While I’m not in school during the summer, I try to increase my knowledge of the subject by reading articles and books by psychologists and neuropsychologists about their work and their personal experiences. I also speak with people I know who work in mental health about their careers and listen to any advice they give me.
How do you find balance between work and school, and remain motivated to follow your chosen career path?
Orielle: Between work and school, there is definitely stress that arises. My managers have always understood that school comes first, which is proof that my bosses have always been great. However, it still isn’t easy to balance the inevitable stress of both. A necessary thing for me is to take time to meditate in order to reduce anxiety and stress.
I continue to study psychology because, for me, it is more than just an area of study. I feel that a passion for something is undying and if I ever left the field of psychology I know I would be overwhelmed with regret. My love and passion for the subject matter is what keeps me motivated, regardless of the tribulations I will experience on the quest to reach my goals.
What has been your most memorable experience working as a Cosmetologist?
Orielle: My most memorable experience couldn’t possibly be summarized into one moment. Although I merely work for a drug store, it feels like so much more when people with severe acne, painful redness, embarrassing scars, or any other facial or physical skin ailment come in and ask for my help.
When a customer leaves hopeful, trusting my suggestion, and comes back smiling with their skin clear and comfortable for the first time, there are no words to express the feeling. It makes me smile for the rest of the night.
What I’ve had to learn over the years is that there is always one thing that stands out in a person’s mind as being their most embarrassing element, and if they come to me for help, it inspires me to be more brave. Sometimes, amazingly, people just need to be reminded that they’re beautiful, and no one is staring at them or laughing at them like they may think. We’re all human, and we all have deep-set anxiety about other people. But if we could just acknowledge that even in our anxiety we’re not alone, perhaps our insecurities would dissipate.
What commonalities do you see between what you learn in your psychology classes and your experience as a Cosmetologist?
Orielle: The most beautiful part of my working at Shoppers Drug Mart is the overlap between what I’ve learned about people while working versus what I’ve learned about people while studying psychology. I’m glad I’ve been given the opportunity to have hands-on experience with some people at their most fragile emotional state because those are the experiences that can’t be taught.

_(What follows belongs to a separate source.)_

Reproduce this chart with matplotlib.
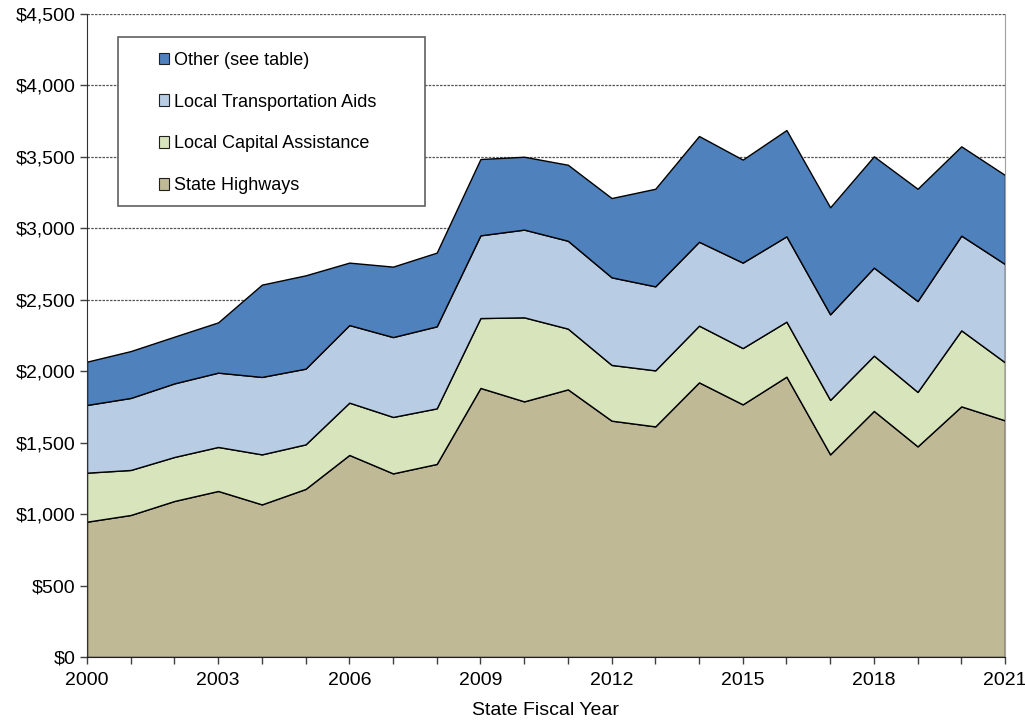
import matplotlib.pyplot as plt
from matplotlib.patches import Patch, Rectangle
from matplotlib.ticker import FuncFormatter, MultipleLocator

plt.rcParams["font.family"] = ["Liberation Sans", "DejaVu Sans"]

years = list(range(2000, 2022))
state_highways = [947, 994, 1092, 1162, 1068, 1176, 1414, 1285, 1351, 1883, 1789,
                  1873, 1654, 1614, 1922, 1768, 1962, 1418, 1722, 1474, 1754, 1656]
local_capital = [343, 315, 308, 308, 350, 312, 366, 395, 389, 489, 588,
                 425, 390, 392, 397, 394, 385, 381, 387, 381, 532, 406]
local_aids = [474, 504, 515, 520, 542, 530, 543, 559, 574, 579, 614,
              615, 613, 588, 587, 598, 597, 599, 616, 636, 663, 688]
other = [303, 328, 327, 352, 646, 653, 437, 493, 516, 534, 510,
         532, 555, 683, 740, 721, 744, 749, 779, 786, 625, 623]

labels = ["State Highways", "Local Capital Assistance",
          "Local Transportation Aids", "Other (see table)"]
colors = ["#BFB995", "#D8E4BC", "#B8CCE4", "#4F81BD"]
label_years = list(range(2000, 2022, 3))

fig = plt.figure(figsize=(10.25, 7.27), dpi=100)
ax = fig.add_axes([87 / 1025, 1 - 657 / 727, 918 / 1025, 643 / 727])

ax.stackplot(years, state_highways, local_capital, local_aids, other,
             colors=colors, edgecolor="black", linewidth=1.0, zorder=2)

ax.set_xlim(2000, 2021)
ax.set_ylim(0, 4500)
ax.yaxis.set_major_locator(MultipleLocator(500))
ax.yaxis.set_major_formatter(FuncFormatter(lambda v, p: f"${v:,.0f}"))
ax.set_xticks(years)
ax.set_xticklabels([str(y) if y in label_years else "" for y in years])
ax.tick_params(axis="both", labelsize=14, direction="out", length=5,
               width=1, color="#404040")
ax.tick_params(axis="x", pad=6)
ax.grid(axis="y", linestyle=(0, (2, 1)), color="#555555", linewidth=0.9, zorder=0)
ax.set_axisbelow(True)

ax.spines["top"].set_visible(False)
ax.spines["right"].set_color("#a0a0a0")
ax.spines["left"].set_color("#303030")
ax.spines["bottom"].set_color("#202020")
ax.spines["left"].set_zorder(3)
ax.spines["bottom"].set_zorder(3)

ax.set_xlabel("State Fiscal Year", fontsize=14, labelpad=9)

# legend box drawn separately so its size matches the original
box = Rectangle((118 / 1025, 1 - 206 / 727), 307 / 1025, 169 / 727,
                transform=fig.transFigure, facecolor="white",
                edgecolor="#606060", linewidth=1.2, zorder=5)
fig.add_artist(box)
handles = [Patch(facecolor=c, edgecolor="#202020", linewidth=0.8) for c in colors]
leg = fig.legend(handles[::-1], labels[::-1], loc="upper left",
                 bbox_to_anchor=(146 / 1025, 1 - 39 / 727),
                 frameon=False, fontsize=13, handlelength=0.6,
                 handleheight=0.6, handletextpad=0.25, labelspacing=1.38,
                 borderpad=0.2)
leg.set_zorder(6)

fig.savefig("out.png", dpi=100)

While I’ve learned an immense amount about the brain and human behaviour, definitions only remain definitions until one can apply them. I have had the chance to learn about various degrees of human insecurity and not only do I believe this makes me better able to relate to those with visible insecurities, but also, because of my work at Shoppers, I can now help fix them, whether literally or emotionally.

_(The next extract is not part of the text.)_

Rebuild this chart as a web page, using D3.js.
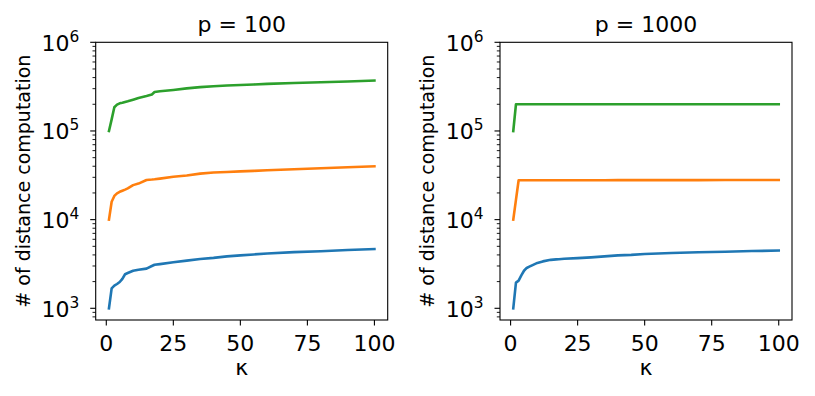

Through her work as a Cosmetologist, Orielle has had the opportunity to focus on what she is most passionate about: people. She has discovered the importance of being compassionate and understanding both to those you work with as well as to the customers or clients you meet throughout the day. She keeps up with new innovations both in cosmetics and skincare as well as in the world of psychology.
At times, we become discouraged when our work opportunities have little to do with our desired career path. However, skills are often transferable from one industry to the next. Selling cosmetics has given Orielle the opportunity to communicate with people and assist them in coping with their insecurities.
Each odd job or opportunity is a stepping stone in the right direction. Regardless of the job, we can acquire useful skills, such as communication or leadership, that can transfer into our future careers.